The authors have devised a clever dual-masking-plus-caching mechanism to induce an attention-based model to learn to predict tokens from all possible permutations of the factorization order of all other tokens in the same input sequence. In expectation, the model learns to gather information from all positions on both sides of each token in order to predict the token.
For example, if the input sequence has four tokens, ["The", "cat", "is", "furry"], in one training step the model will try to predict "is" after seeing "The", then "cat", then "furry". In another training step, the model might see "furry" first, then "The", then "cat". Note that the original sequence order is always retained, e.g., the model always knows that "furry" is the fourth token.

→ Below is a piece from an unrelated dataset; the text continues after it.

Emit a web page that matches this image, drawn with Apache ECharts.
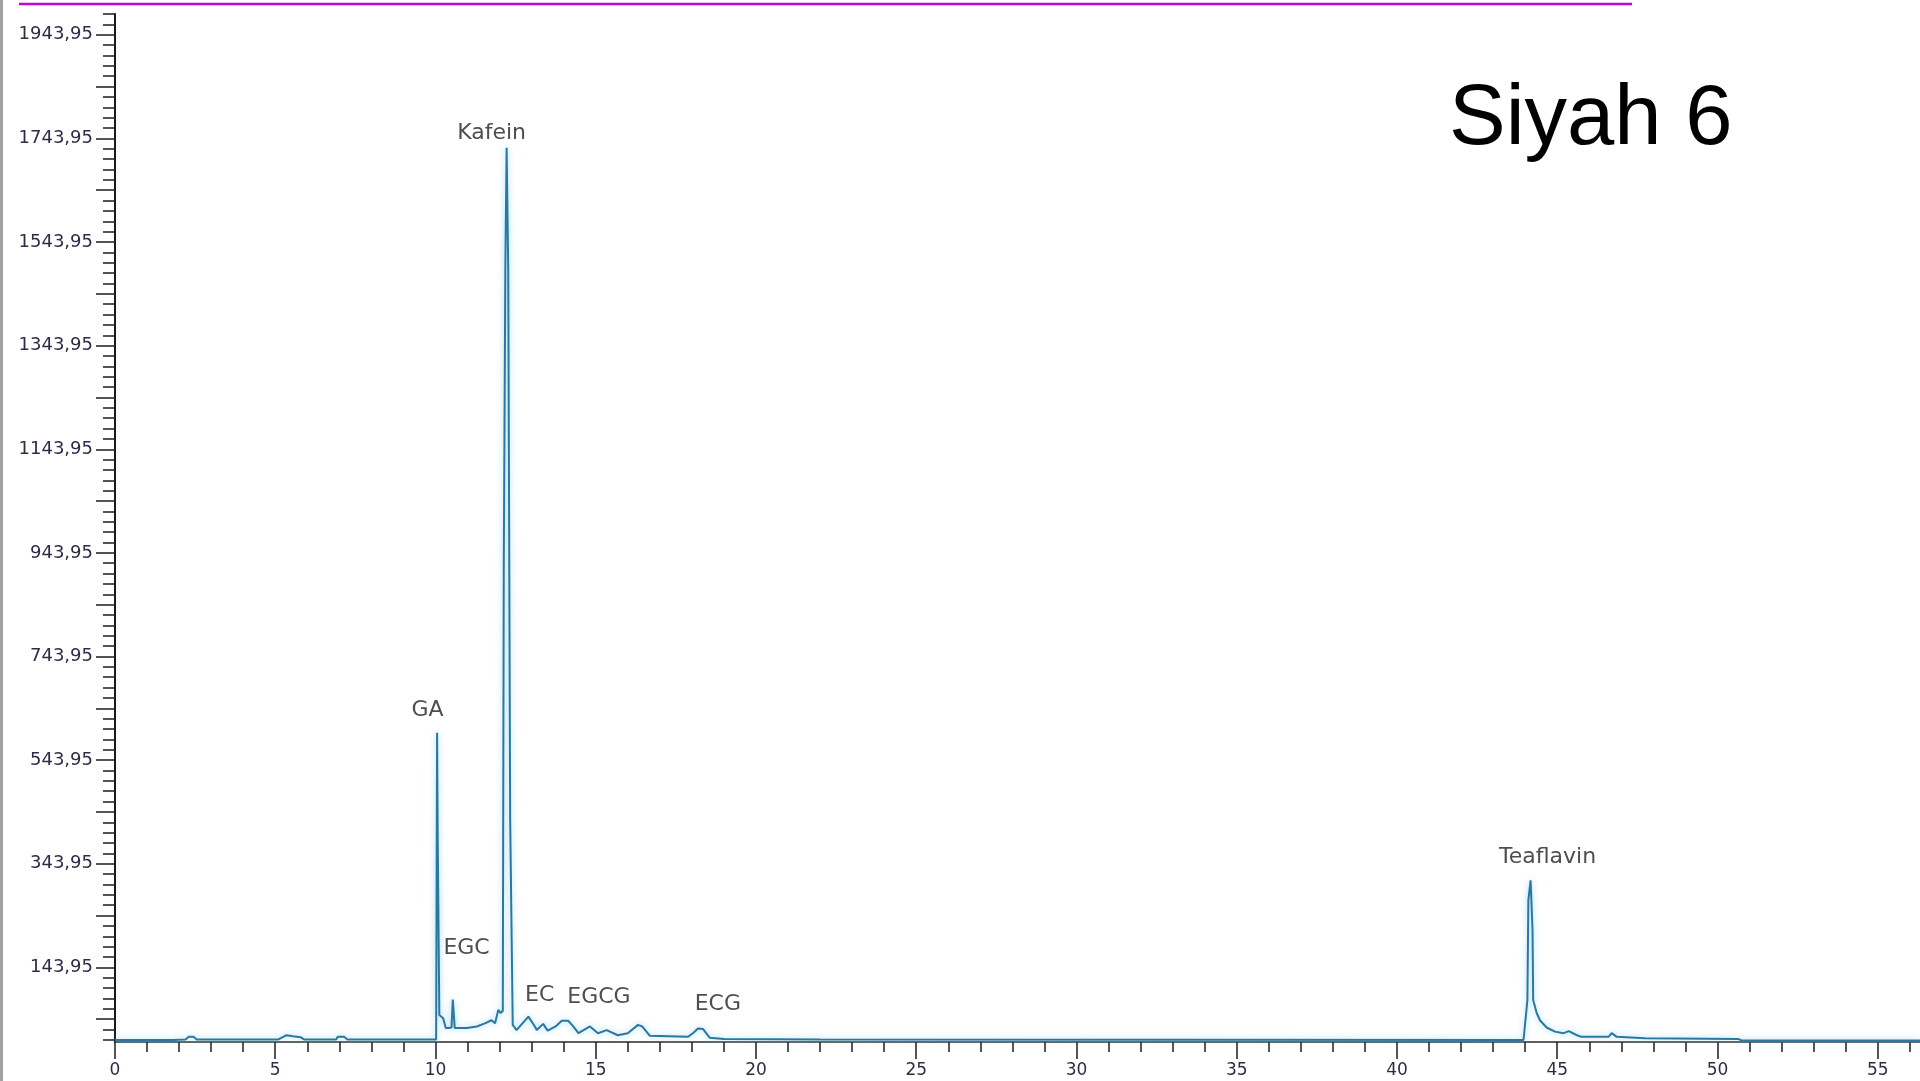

The masking-and-caching algorithm that accomplishes this does not seem trivial to me.
The improvements to SOTA performance in a range of tasks are significant -- see tables 2, 3, 4, 5, and 6 in the paper.
The big value of BERT is that it is publicly available, and can be modified and improved.
Given that we still don't fundamentally understand the properties of deep nets anywhere near as well as we might like to thing, it gives me the gnawing feeling that we're missing something.
This isn’t people banging GPUs together in desperation because nothing works. This is what happens when everything works better and better the more money you throw at it with no apparent end.
To boil it down a little perhaps, the point I'm making is that the incremental gain from new ideas coming out seems to be slowly decreasing, in my view - which is perfectly natural! It obviously makes sense that that would happen.
Where that thought leads me though, is the idea that we may be slowly moving towards the exploitation half of the explore/exploit choice. I'm not saying greenfield ML research is gone by any means, only that I think a lot of stuff presented as such may in fact not be because in many cases it doesn't really fundamentally re-think the problem being addressed.
> it is obvious that XLNet always learns more dependency pairs given the same target and contains “denser” effective training signals
BERT is only masking 15% of the tokens, so isn't the amount of dependency pairs like 18% higher at most?
That's a small but significant difference, allowing them to improve performance by a small but significant amount.